The Wheeler State Data Center (Reuven Carlyle photo)

This is not what the state needed. After much criticism about the construction of the state’s new data center in Olympia, word comes that a power surge at the existing facility that recently took down many state government Web sites and email systems will cost taxpayers $500,000 in overtime, repairs and equipment, according to an AP report in The Olympian.

Reuven Carlyle: A vocal critic of the state's data center operations

A contractor reportedly was working on a high-voltage power line that short-circuited, causing a shut down of the state’s data center for the first time in 20 years,  according to the AP.

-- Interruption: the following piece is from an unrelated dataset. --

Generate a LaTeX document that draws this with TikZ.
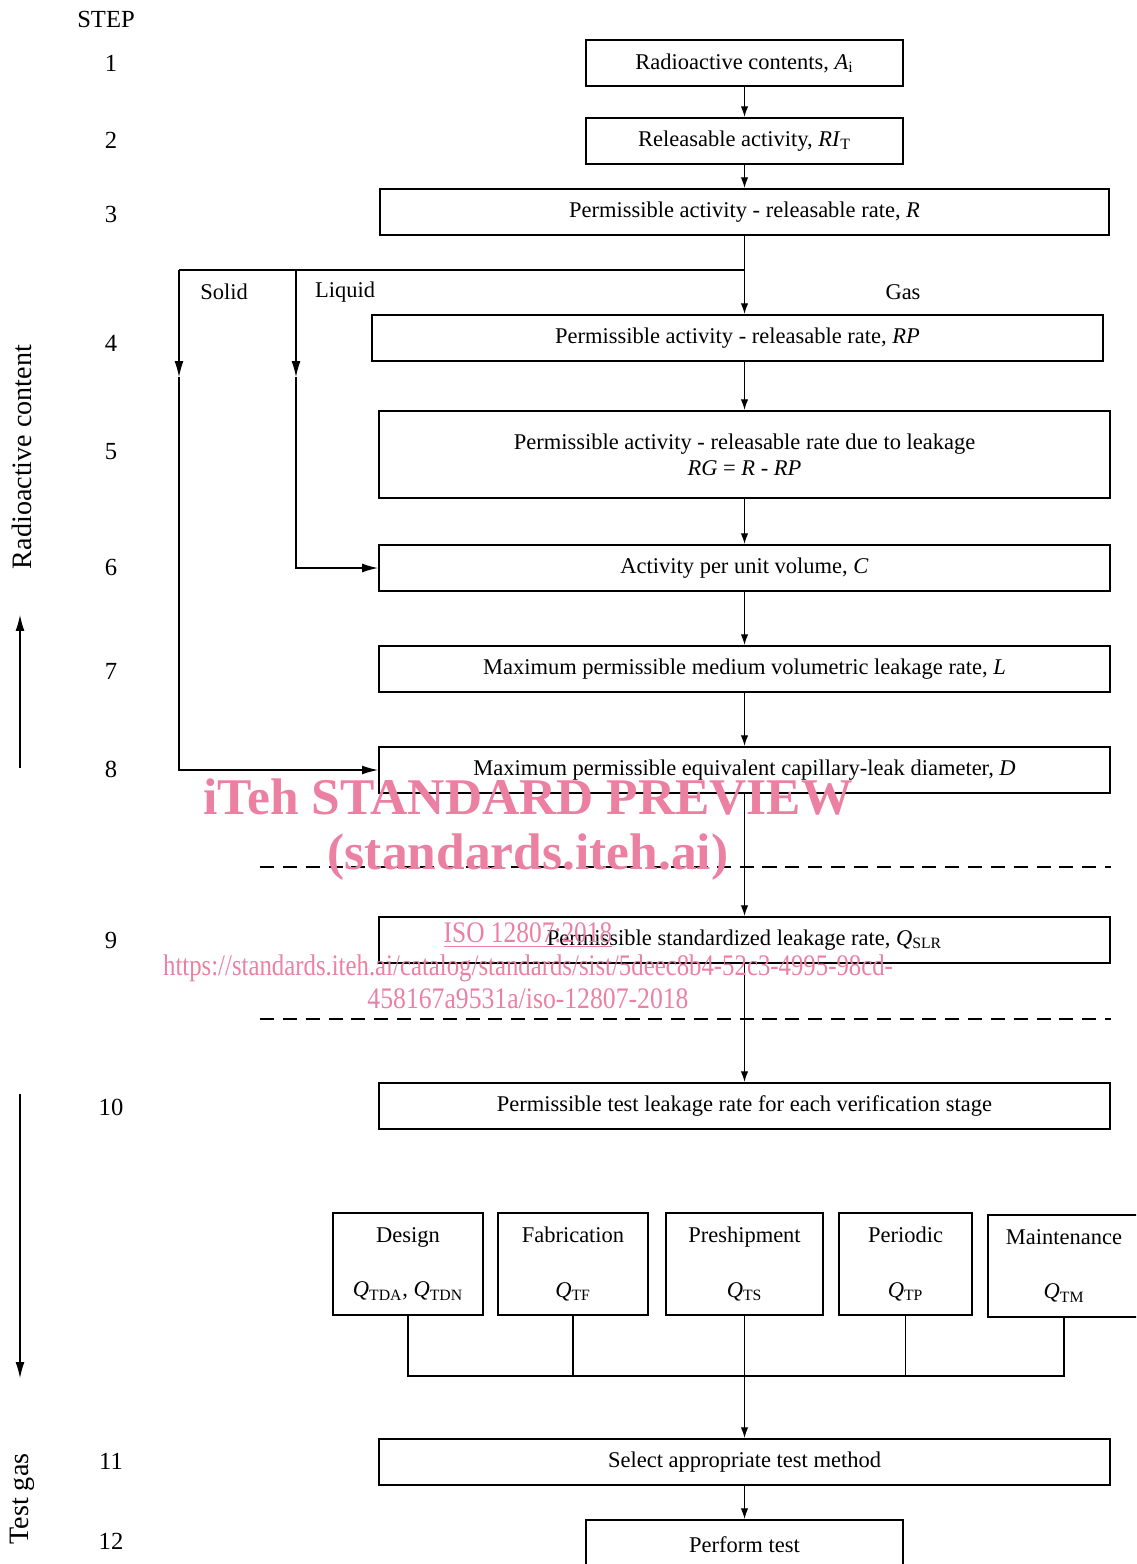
\documentclass[tikz,border=0pt]{standalone}
\usepackage{fontspec}
\setmainfont{Liberation Serif}
\usepackage{xcolor}
\usetikzlibrary{positioning,calc,arrows.meta}

\definecolor{wmpink}{RGB}{236,128,162}

\tikzset{
	stepbox/.style={draw, line width=1.3pt, inner sep=0pt, align=center, font=\fontsize{12.8}{15}\selectfont},
	widebox/.style={stepbox, minimum width=14.62cm, minimum height=0.92cm},
	shortbox/.style={stepbox, minimum width=6.34cm, minimum height=0.92cm},
	stagebox/.style={stepbox, minimum height=2.04cm},
	stepnum/.style={font=\fontsize{14}{16}\selectfont},
	sidelbl/.style={font=\fontsize{16}{18}\selectfont, rotate=90},
	branchlbl/.style={font=\fontsize{12.8}{15}\selectfont},
	conn/.style={line width=0.6pt},
	arr/.style={conn, -{Latex[length=6pt,width=4.2pt]}},
	longarr/.style={conn, -{Latex[length=9pt,width=5pt]}},
	sepline/.style={line width=0.8pt, dash pattern=on 8pt off 5pt},
	wmark/.style={text=wmpink, inner sep=0pt},
}

\begin{document}
\begin{tikzpicture}[x=0.02cm, y=-0.02cm]
	
	\clip (0,0) rectangle (1136,1564);
	
	\node[stepnum] (steptitle) at (106,19) {STEP};
	\foreach \n/\y in {1/63,2/140,3/214,4/343,5/452,6/567,7/671,8/769,9/940,10/1107,11/1461,12/1541}
		\node[stepnum] (s\n) at (111,\y) {\n};
	
	\node[sidelbl] (radlbl) at (22,457) {Radioactive content};
	\node[sidelbl] (gaslbl) at (22,1499) {Test gas};
	
	\coordinate (radfrom) at (20,768);
	\coordinate (radto) at (20,615);
	\coordinate (testfrom) at (20,1094);
	\coordinate (testto) at (20,1378);
	\draw[longarr] (radfrom) -- (radto);
	\draw[longarr] (testfrom) -- (testto);
	
	% steps 1 to 10
	\node[shortbox] (b1) at (744.5,63) {Radioactive contents, \textit{A}\textsubscript{i}};
	\node[shortbox] (b2) at (744.5,141) {Releasable activity, \textit{RI}\textsubscript{T}};
	\node[widebox, minimum width=14.58cm] (b3) at (744.5,212) {Permissible activity - releasable rate, \textit{R}};
	\node[widebox] (b4) at (737.5,338) {Permissible activity - releasable rate, \textit{RP}};
	\node[widebox, minimum height=1.74cm] (b5) at (744.5,454.5) {Permissible activity - releasable rate due to leakage\\\textit{RG} = \textit{R} - \textit{RP}};
	\node[widebox] (b6) at (744.5,568) {Activity per unit volume, \textit{C}};
	\node[widebox] (b7) at (744.5,669) {Maximum permissible medium volumetric leakage rate, \textit{L}};
	\node[widebox] (b8) at (744.5,770) {Maximum permissible equivalent capillary-leak diameter, \textit{D}};
	\node[widebox] (b9) at (744.5,940) {Permissible standardized leakage rate, \textit{Q}\textsubscript{SLR}};
	\node[widebox] (b10) at (744.5,1106) {Permissible test leakage rate for each verification stage};
	
	% verification stages
	\node[stagebox, minimum width=3.00cm] (design) at (408,1264) {Design\\[16pt]\textit{Q}\textsubscript{TDA}, \textit{Q}\textsubscript{TDN}};
	\node[stagebox, minimum width=3.00cm] (fabr) at (573,1264) {Fabrication\\[16pt]\textit{Q}\textsubscript{TF}};
	\node[stagebox, minimum width=3.14cm] (preship) at (744.5,1264) {Preshipment\\[16pt]\textit{Q}\textsubscript{TS}};
	\node[stagebox, minimum width=2.66cm] (period) at (905.5,1264) {Periodic\\[16pt]\textit{Q}\textsubscript{TP}};
	\node[stagebox, minimum width=3.04cm] (maint) at (1064,1266) {Maintenance\\[16pt]\textit{Q}\textsubscript{TM}};
	
	\node[widebox] (b11) at (744.5,1462) {Select appropriate test method};
	\node[shortbox, minimum height=1.0cm] (b12) at (744.5,1545) {Perform test};
	
	% main chain
	\draw[arr] (b1) -- (b2);
	\draw[arr] (b2) -- (b3);
	\draw[arr] (b3.south) -- (b3.south |- b4.north);
	\draw[arr] (b3.south |- b4.south) -- (b5.north);
	\draw[arr] (b5) -- (b6);
	\draw[arr] (b6) -- (b7);
	\draw[arr] (b7) -- (b8);
	\draw[arr] (b8) -- (b9);
	\draw[arr] (b9) -- (b10);
	\draw[arr] (preship) -- (b11);
	\draw[arr] (b11) -- (b12);
	
	% solid and liquid branches
	\coordinate (fork) at (744.5,270);
	\coordinate (solidtop) at (179,270);
	\coordinate (liquidtop) at (296,270);
	\coordinate (solidmid) at (179,377);
	\coordinate (liquidmid) at (296,377);
	\draw[conn] (fork) -- (solidtop);
	\draw[longarr] (solidtop) -- (solidmid);
	\draw[longarr] (solidmid) -- (solidmid |- b8.west) -- (b8.west);
	\draw[longarr] (liquidtop) -- (liquidmid);
	\draw[longarr] (liquidmid) -- (liquidmid |- b6.west) -- (b6.west);
	
	\node[branchlbl] (solidlbl) at (224,292) {Solid};
	\node[branchlbl] (liquidlbl) at (345,292) {Liquid};
	\node[branchlbl] (gas) at (903,292) {Gas};
	
	% collecting line
	\coordinate (bus) at (744.5,1376);
	\draw[conn] (design.south) -- (design.south |- bus) -- (maint.south |- bus) -- (maint.south);
	\draw[conn] (fabr.south) -- (fabr.south |- bus);
	\draw[conn] (period.south) -- (period.south |- bus);
	
	% stage separators
	\coordinate (sepa) at (260,867);
	\coordinate (sepb) at (260,1019);
	\draw[sepline] (sepa) -- (sepa -| b9.east);
	\draw[sepline] (sepb) -- (sepb -| b9.east);
	
	% watermark
	\node[wmark, font=\fontsize{29.3}{31}\selectfont\bfseries] (wm1) at (528,797) {iTeh STANDARD PREVIEW};
	\node[wmark, font=\fontsize{29.3}{31}\selectfont\bfseries] (wm2) at (528,857) {(standards.iteh.ai)};
	\node[wmark, font=\fontsize{17}{20}\selectfont] (wm3) at (528,935) {\scalebox{0.85}[1]{\underline{ISO 12807:2018}}};
	\node[wmark, font=\fontsize{17}{20}\selectfont] (wm4) at (528,968) {\scalebox{0.83}[1]{https://standards.iteh.ai/catalog/standards/sist/5deec8b4-52c3-4995-98cd-}};
	\node[wmark, font=\fontsize{17}{20}\selectfont] (wm5) at (528,999) {\scalebox{0.86}[1]{458167a9531a/iso-12807-2018}};
	
\end{tikzpicture}
\end{document}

State-run data centers have been a sore subject in Olympia for months, with lawmaker Reuven Carlyle one of the biggest critics. In June, Carlyle wrote that his request for a $268 million audit of the Wheeler State Data Center — which has yet to open — was denied.

In a blog post, the state representative wrote that Moore’s Law has overwhelmed the government’s “ability to manage IT spending effectively.”

He continued:

“Moore’s Law points to the idea that technology gets dramatically smaller, cheaper and more efficient with each iteration. Olympia remains trapped in a hardware-centric, proprietary, closed world of massive IT spending instead of a modern, web-centric, low-cost, standards-based software environment. I don’t pretend to have every answer in the IT space as I’m not even an engineer, but I do know a little bit about managing big decisions in this fast-changing space.”

I asked Carlyle for a follow-up to those remarks in light of the recent outage, and here’s what he said:

“My concern on this issue is that the state hasn’t embraced the seriousness of business process reform and management;  they continue to see failures such as this as an equipment or hardware problem when it is usually, of course, a people or business process challenge.

I do not want to see any new requests for funding out of this failure but rather a serious resolve to make it a teachable moment.  Unfortunately, the reason we spend $1.9 billion a biennium on technology in our state is because we’re trapped in proprietary, hardware, silo-based thinking rather than an open, standards-based web centric world of reality.”